Here’s the NY Times take on how
Florida is home to a
lot of bald eagles, and a surprising number of them are living like many of us – in the ‘burbs.
I fell in love with this article at the third paragraph. The wonderful idea that the eagles “have discovered their inner Updike” and moved to the suburbs got to me. I’ve been reading John Updike’s novels since Rabbit was a basketball player. That character has been in a cemetery plot for quite a while now, but the eagles are doing better than we might have expected and now are off the endangered list.
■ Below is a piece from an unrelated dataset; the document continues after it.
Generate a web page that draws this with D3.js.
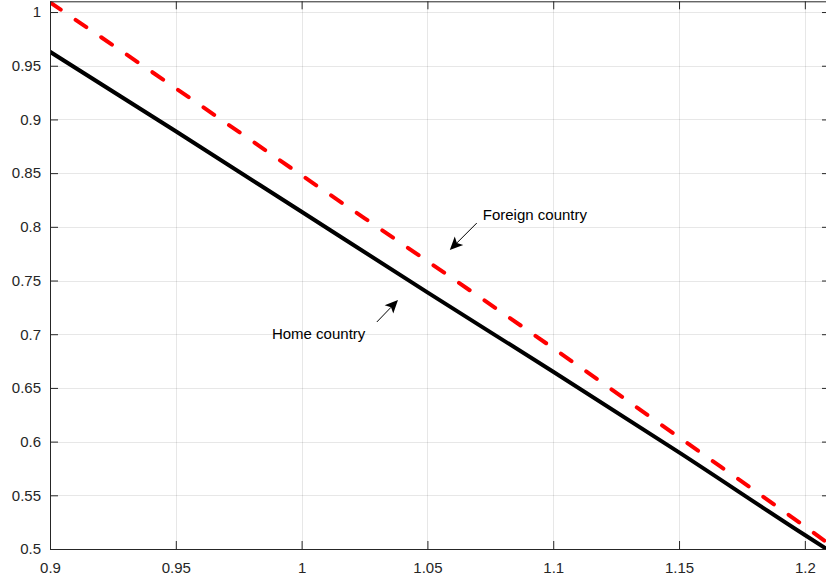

My boyhood home was in Dubuque, Iowa, where the spectacular town park on the bluffs over the Mississippi River is called Eagle Point Park. We never wondered about the name – there were no eagles to be seen in the '50s or '60s, so the name of the park must have been fanciful. Now if you go there you may see 15-20 bald eagles soaring over the Mississippi. Thanks to the ban on DDT and other conservation measures, they have been back now for years. In the summer I often visit friends who have a house on the Chesapeake, on the eastern shore of Maryland. It’s like over the Mississippi – sometimes a dozen or more eagles soaring over Tilghman Island, down past St. Michaels.
The Times article reports that some real estate developers see the presence of eagles as a marketing tool, which may end up creating larger conservation areas for the majestic birds. Let’s take that with a grain of salt. This is Florida, after all.